First, you are misunderstanding the point of the article; these are not two different kinds of fragment shading. This is just an illustration two different coordinate systems.
Which one you use will depend upon which one is more convenient for whatever operations you're doing.
Let's take some simple examples:
If you're just doing regular texture mapping, you don't need to think about any of this at all; your fragment shader doesn't need to know where a fragment is in space; just the coordinate to use to sample from a texture map.
The simplest form of lighting calculation is
float lightAmount = clamp(0,1,dot( -light_direction, surface_normal ));, where 'light_direction' and 'surface_normal' tell you the direction the light is shining and the direction the surface faces.
It doesn't actually matter whether you express these directions in object local space, in world space, or in view space; the math works out exactly the same, as long as both vectors are in the same coordinate system.
In practice, it's awkward to convert the light direction into every object's local space, and so people don't tend to do that. But if you wanted to, you totally could, and there'd be no visible difference.
Folks on the Internet seem to have mostly settled on doing lighting calculations in view space (that is, relative to the camera), so that's mostly what you'll see in online tutorials. But for certain projects it may be simpler to do them in world space. Feel free to do whichever is simpler, or makes more sense for your program.
Simple (i.e.: uniform) fog is implemented by simply blending a fragment's color toward some constant value, based upon the distance from that fragment to the camera.
As above, you can do fog calculations in object-local space, in world-space, or in view-space; just take the camera's position in that coordinate system, subtract the fragment's position in that same coordinate system, and find the length of the resulting vector.
Of course, the same problem as with Lighting happens here; converting the camera position into object-local space for every object you render is a pain, so nobody actually does that. But you could, if you really wanted to.
Nobody does fog calculations in world-space, either, even though it'd be easy to do. No, everybody does fog calculations in view-space for one simple reason; in view-space, the camera is, by definition, located at coordinate (0,0,0). And so if you're doing the fog calculation in view-space, you don't have to subtract the camera position from the fragment position, because the camera position is 0; you can just use the fragment position in the fog calculation directly.

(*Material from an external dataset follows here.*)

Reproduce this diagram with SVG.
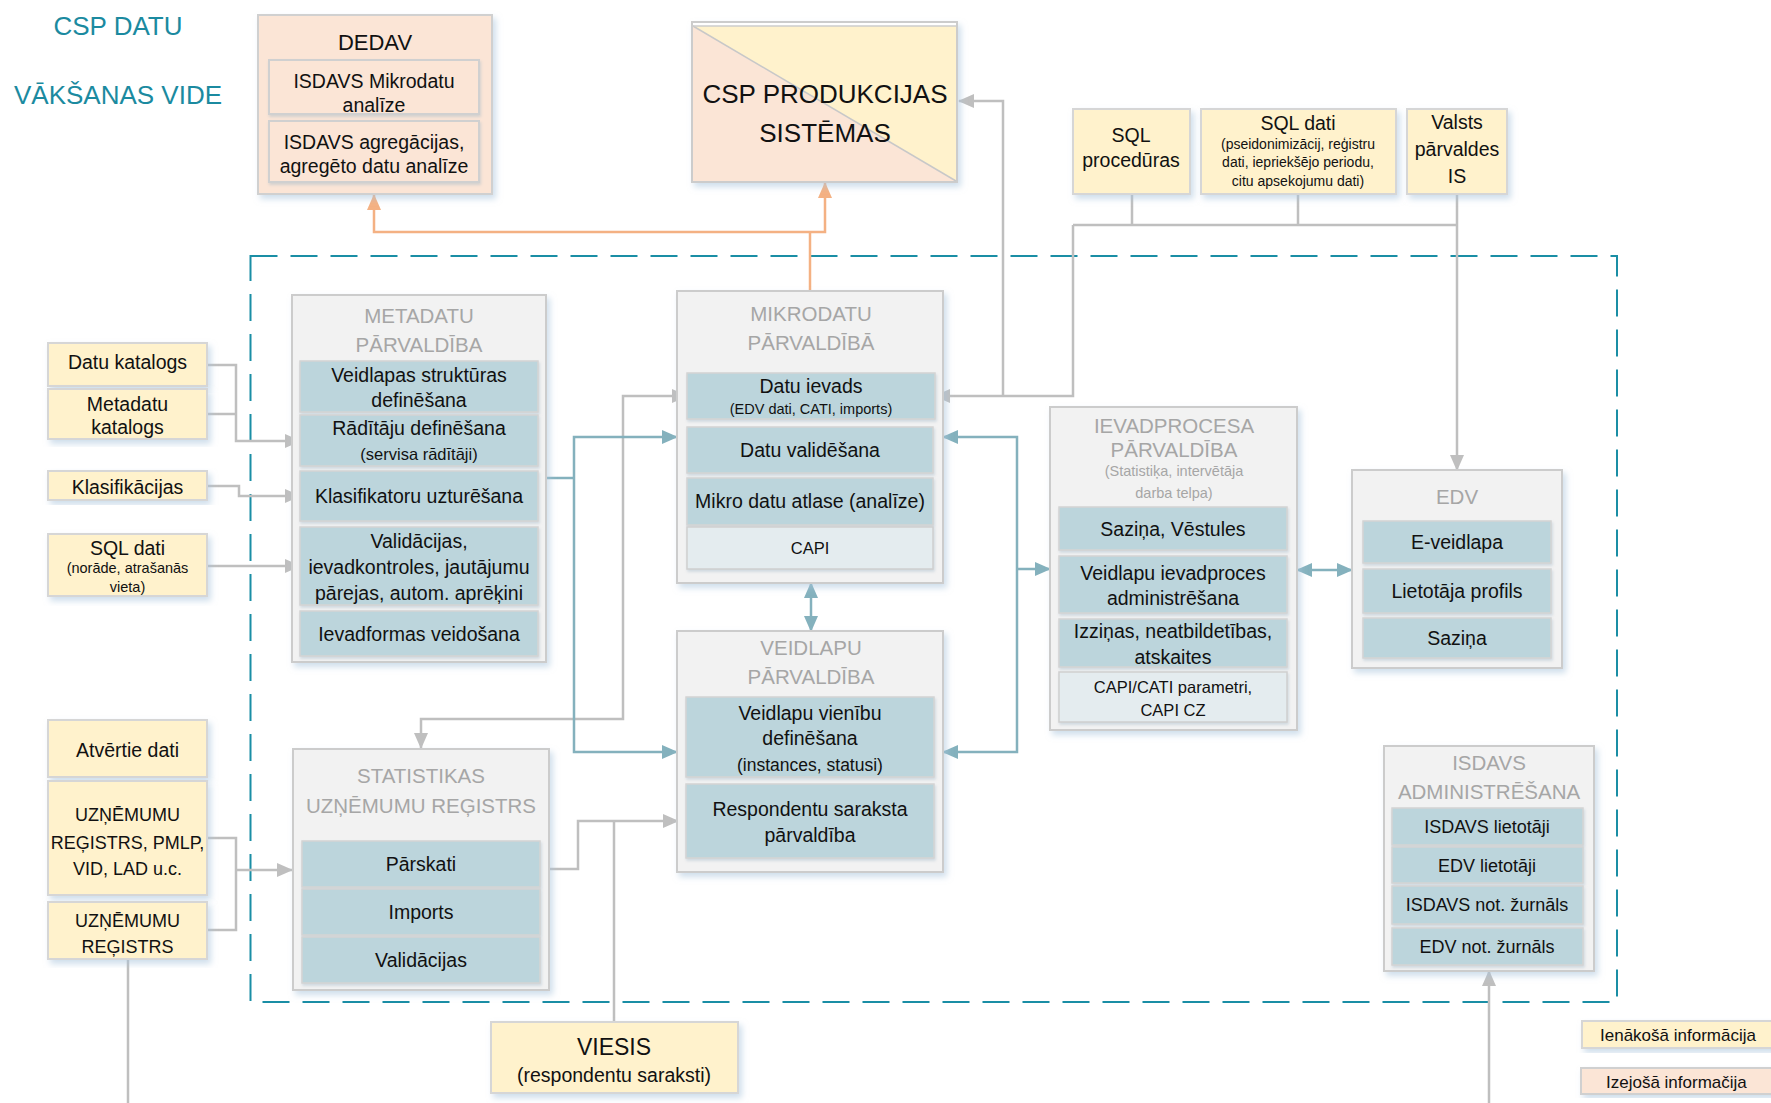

But if you really wanted to do your fog calculations in object-local space, or in world-space, you totally could, and it'd work, and nobody would be able to tell you weren't doing it the conventional way unless they actually read your shader code.
That's really all that's going on in that article. Pointing out that there are these different coordinate systems available to you, and you can use whichever ones you like depending upon which is most convenient for whatever you're trying to do. And it isn't about different "kinds" of fragment shading which you must make a hard decision between; it's not unusual to use each of these different coordinate spaces in different parts of a single shader.